Go through the entries below and print each one exactly, leaving out pictures.

-- start of Supplied data --

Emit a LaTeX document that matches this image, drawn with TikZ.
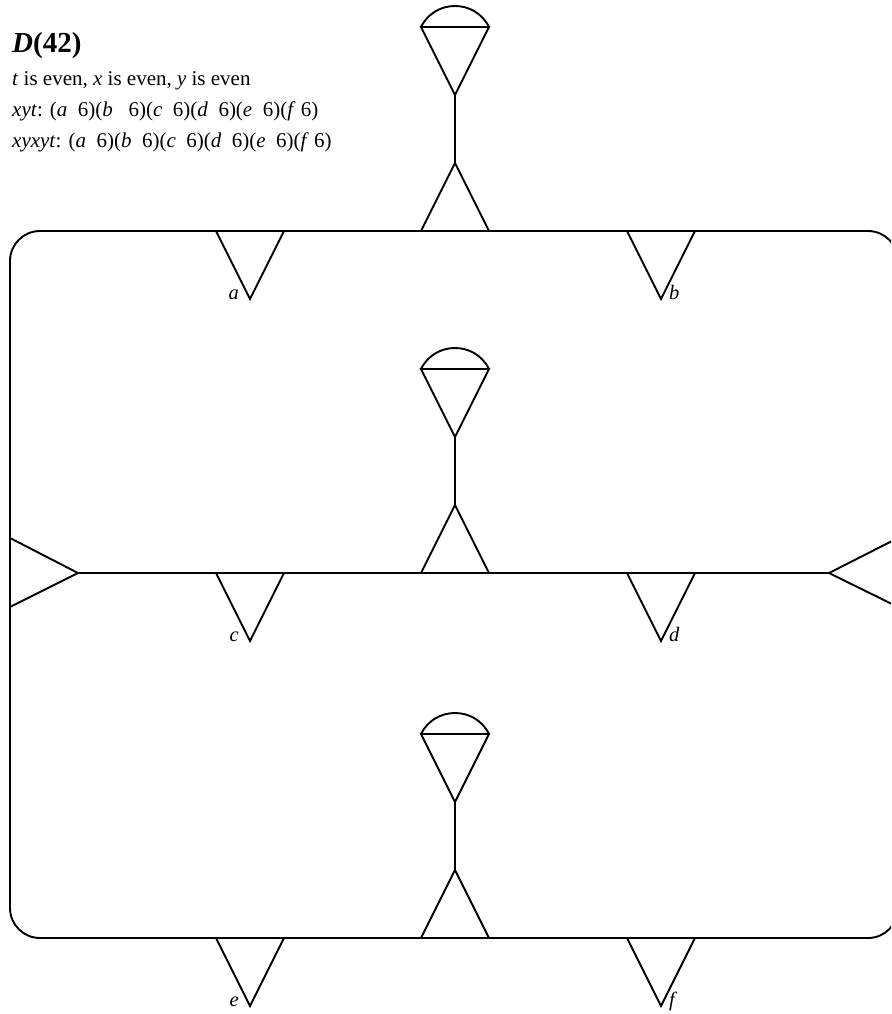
\documentclass[tikz,border=0pt]{standalone}
\usepackage{fontspec}
\setmainfont{Liberation Serif}

\begin{document}
\begin{tikzpicture}[
    x=1pt, y=-1pt,
    edge/.style  = {draw=black, line width=1.9pt},
    legname/.style = {font=\fontsize{20.5}{20.5}\selectfont\itshape, inner sep=0pt},
    info/.style  = {font=\fontsize{21}{30}\selectfont, anchor=base west, inner sep=0pt},
]
\useasboundingbox (0,0) rectangle (891,1014);
\clip (0,0) rectangle (891,1014);

%% ---- Positions ----
\def\xL{10}    % left side of frame
\def\xR{898}   % right side of frame (runs off the page)
\def\xM{455}   % stems
\def\xA{250}   % left legs
\def\xB{661}   % right legs
\def\yT{231}   % top rail
\def\yC{573}   % middle rail
\def\yD{938}   % bottom rail

%% ---- Frame ----
\draw[edge, rounded corners=30pt] (\xL,\yT) rectangle (\xR,\yD);

%% ---- Middle rail and side wedges ----
\coordinate (wl) at (78,\yC);
\coordinate (wr) at (829,\yC);
\draw[edge] (\xL,538) -- (wl) -- (\xL,607);
\draw[edge] (\xR,538) -- (wr) -- (\xR,607);
\draw[edge] (wl) -- (wr);

%% ---- Stems, one on each rail ----
\foreach \y/\n in {\yT/1, \yC/2, \yD/3}{
    \coordinate (foot\n) at (\xM,\y-68);
    \coordinate (head\n) at (\xM,\y-136);
    \draw[edge] (\xM-34,\y) -- (foot\n) -- (\xM+34,\y);
    \draw[edge] (foot\n) -- (head\n);
    \draw[edge] (\xM-34,\y-204) -- (\xM+34,\y-204) -- (head\n) -- cycle;
    \draw[edge] (\xM-34,\y-204) .. controls (\xM-20,\y-232) and (\xM+20,\y-232) .. (\xM+34,\y-204);
}

%% ---- Legs below each rail ----
\foreach \y/\p/\q in {\yT/a/b, \yC/c/d, \yD/e/f}{
    \draw[edge] (\xA-34,\y) -- (\xA,\y+68) coordinate (\p) -- (\xA+34,\y);
    \draw[edge] (\xB-34,\y) -- (\xB,\y+68) coordinate (\q) -- (\xB+34,\y);
    \node[legname, anchor=base east] (n\p) at ([xshift=-11]\p) {\p};
    \node[legname, anchor=base west] (n\q) at ([xshift=8]\q) {\q};
}

%% ---- Text block (top left) ----
\node[font=\fontsize{29}{29}\selectfont\bfseries, anchor=base west, inner sep=0pt]
    (title) at (12,53) {\textit{D}(42)};
\node[info] (parity) at (12,86)
    {\textit{t} is even, \textit{x} is even, \textit{y} is even};
\node[info] (xyt) at (12,117)
    {\textit{xyt}: (\textit{a}\ \ 6)(\textit{b}\ \ \ 6)(\textit{c}\ \ 6)(\textit{d}\ \ 6)(\textit{e}\ \ 6)(\textit{f} 6)};
\node[info] (xyxyt) at (12,147)
    {\textit{xyxyt}: (\textit{a}\ \ 6)(\textit{b}\ \ 6)(\textit{c}\ \ 6)(\textit{d}\ \ 6)(\textit{e}\ \ 6)(\textit{f} 6)};

\end{tikzpicture}
\end{document}
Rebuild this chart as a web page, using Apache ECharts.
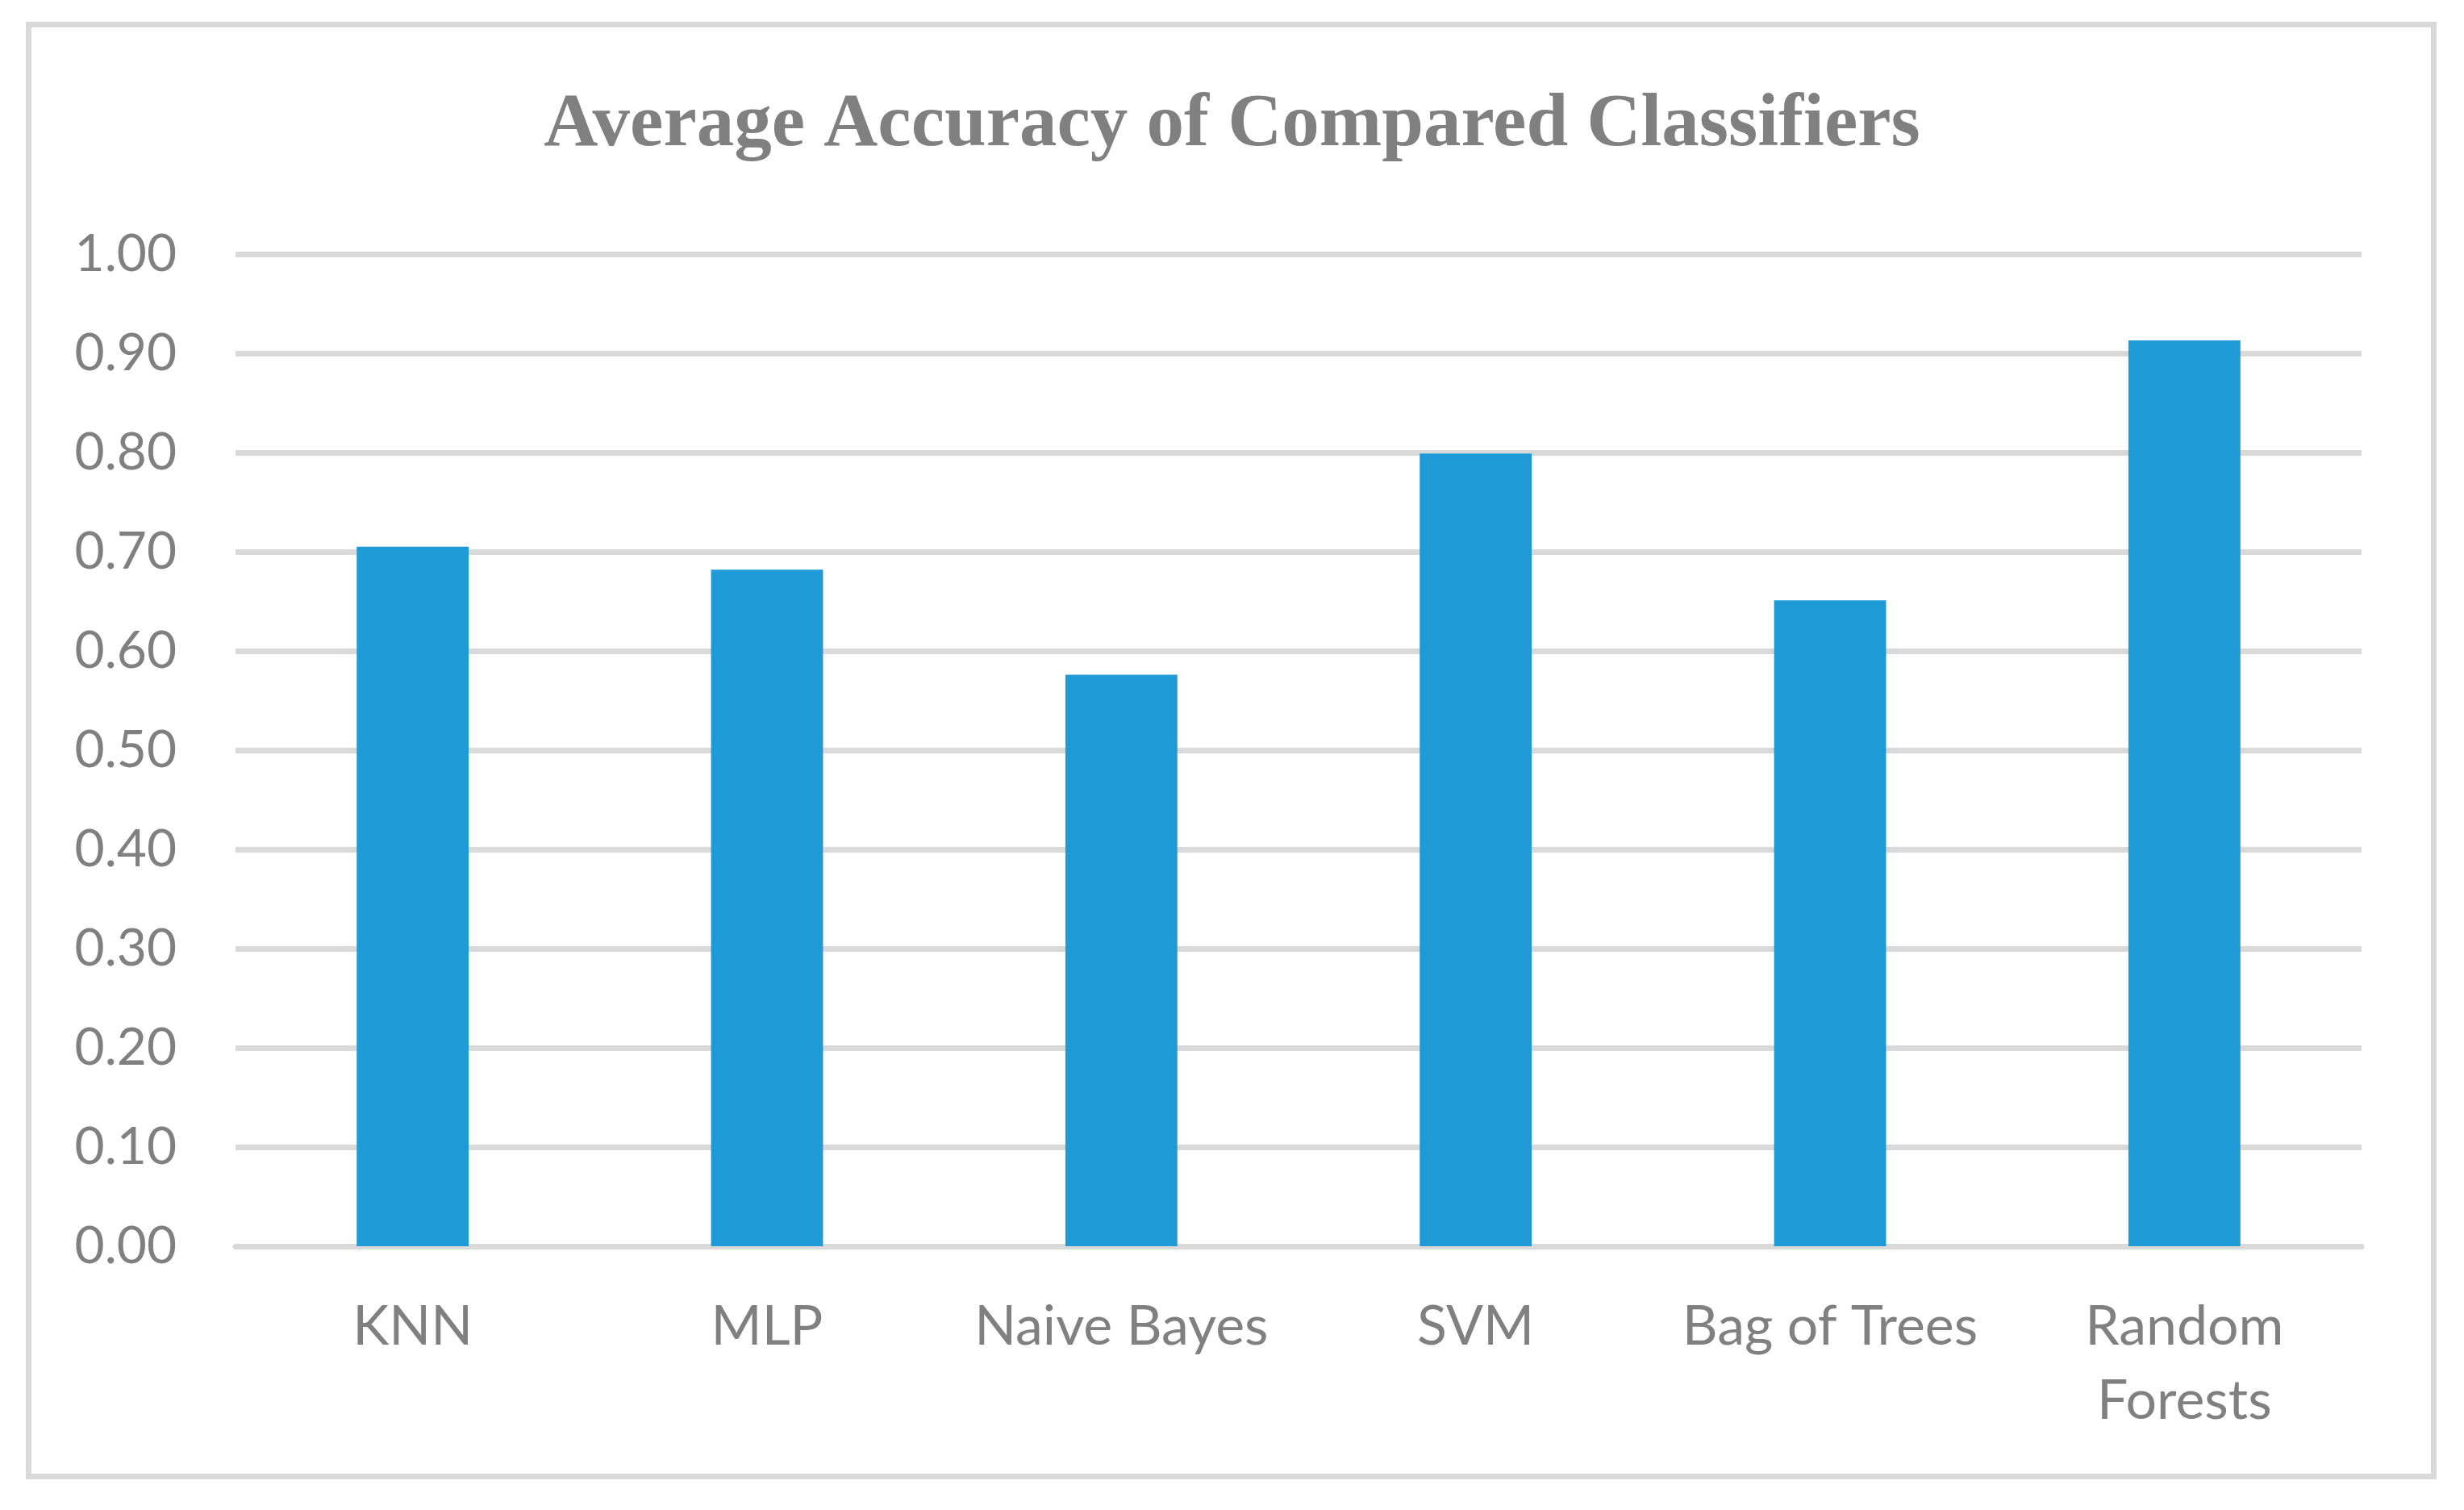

-- end of Supplied data --

▶ [Exercise answer]:
Emit a LaTeX document that matches this image, drawn with TikZ.
\documentclass[tikz,border=0pt]{standalone}
\usepackage{fontspec}
\setmainfont{Liberation Serif}

\begin{document}
\begin{tikzpicture}[
    x=1pt, y=-1pt,
    edge/.style  = {draw=black, line width=1.9pt},
    legname/.style = {font=\fontsize{20.5}{20.5}\selectfont\itshape, inner sep=0pt},
    info/.style  = {font=\fontsize{21}{30}\selectfont, anchor=base west, inner sep=0pt},
]
\useasboundingbox (0,0) rectangle (891,1014);
\clip (0,0) rectangle (891,1014);

%% ---- Positions ----
\def\xL{10}    % left side of frame
\def\xR{898}   % right side of frame (runs off the page)
\def\xM{455}   % stems
\def\xA{250}   % left legs
\def\xB{661}   % right legs
\def\yT{231}   % top rail
\def\yC{573}   % middle rail
\def\yD{938}   % bottom rail

%% ---- Frame ----
\draw[edge, rounded corners=30pt] (\xL,\yT) rectangle (\xR,\yD);

%% ---- Middle rail and side wedges ----
\coordinate (wl) at (78,\yC);
\coordinate (wr) at (829,\yC);
\draw[edge] (\xL,538) -- (wl) -- (\xL,607);
\draw[edge] (\xR,538) -- (wr) -- (\xR,607);
\draw[edge] (wl) -- (wr);

%% ---- Stems, one on each rail ----
\foreach \y/\n in {\yT/1, \yC/2, \yD/3}{
    \coordinate (foot\n) at (\xM,\y-68);
    \coordinate (head\n) at (\xM,\y-136);
    \draw[edge] (\xM-34,\y) -- (foot\n) -- (\xM+34,\y);
    \draw[edge] (foot\n) -- (head\n);
    \draw[edge] (\xM-34,\y-204) -- (\xM+34,\y-204) -- (head\n) -- cycle;
    \draw[edge] (\xM-34,\y-204) .. controls (\xM-20,\y-232) and (\xM+20,\y-232) .. (\xM+34,\y-204);
}

%% ---- Legs below each rail ----
\foreach \y/\p/\q in {\yT/a/b, \yC/c/d, \yD/e/f}{
    \draw[edge] (\xA-34,\y) -- (\xA,\y+68) coordinate (\p) -- (\xA+34,\y);
    \draw[edge] (\xB-34,\y) -- (\xB,\y+68) coordinate (\q) -- (\xB+34,\y);
    \node[legname, anchor=base east] (n\p) at ([xshift=-11]\p) {\p};
    \node[legname, anchor=base west] (n\q) at ([xshift=8]\q) {\q};
}

%% ---- Text block (top left) ----
\node[font=\fontsize{29}{29}\selectfont\bfseries, anchor=base west, inner sep=0pt]
    (title) at (12,53) {\textit{D}(42)};
\node[info] (parity) at (12,86)
    {\textit{t} is even, \textit{x} is even, \textit{y} is even};
\node[info] (xyt) at (12,117)
    {\textit{xyt}: (\textit{a}\ \ 6)(\textit{b}\ \ \ 6)(\textit{c}\ \ 6)(\textit{d}\ \ 6)(\textit{e}\ \ 6)(\textit{f} 6)};
\node[info] (xyxyt) at (12,147)
    {\textit{xyxyt}: (\textit{a}\ \ 6)(\textit{b}\ \ 6)(\textit{c}\ \ 6)(\textit{d}\ \ 6)(\textit{e}\ \ 6)(\textit{f} 6)};

\end{tikzpicture}
\end{document}
Rebuild this chart as a web page, using Apache ECharts.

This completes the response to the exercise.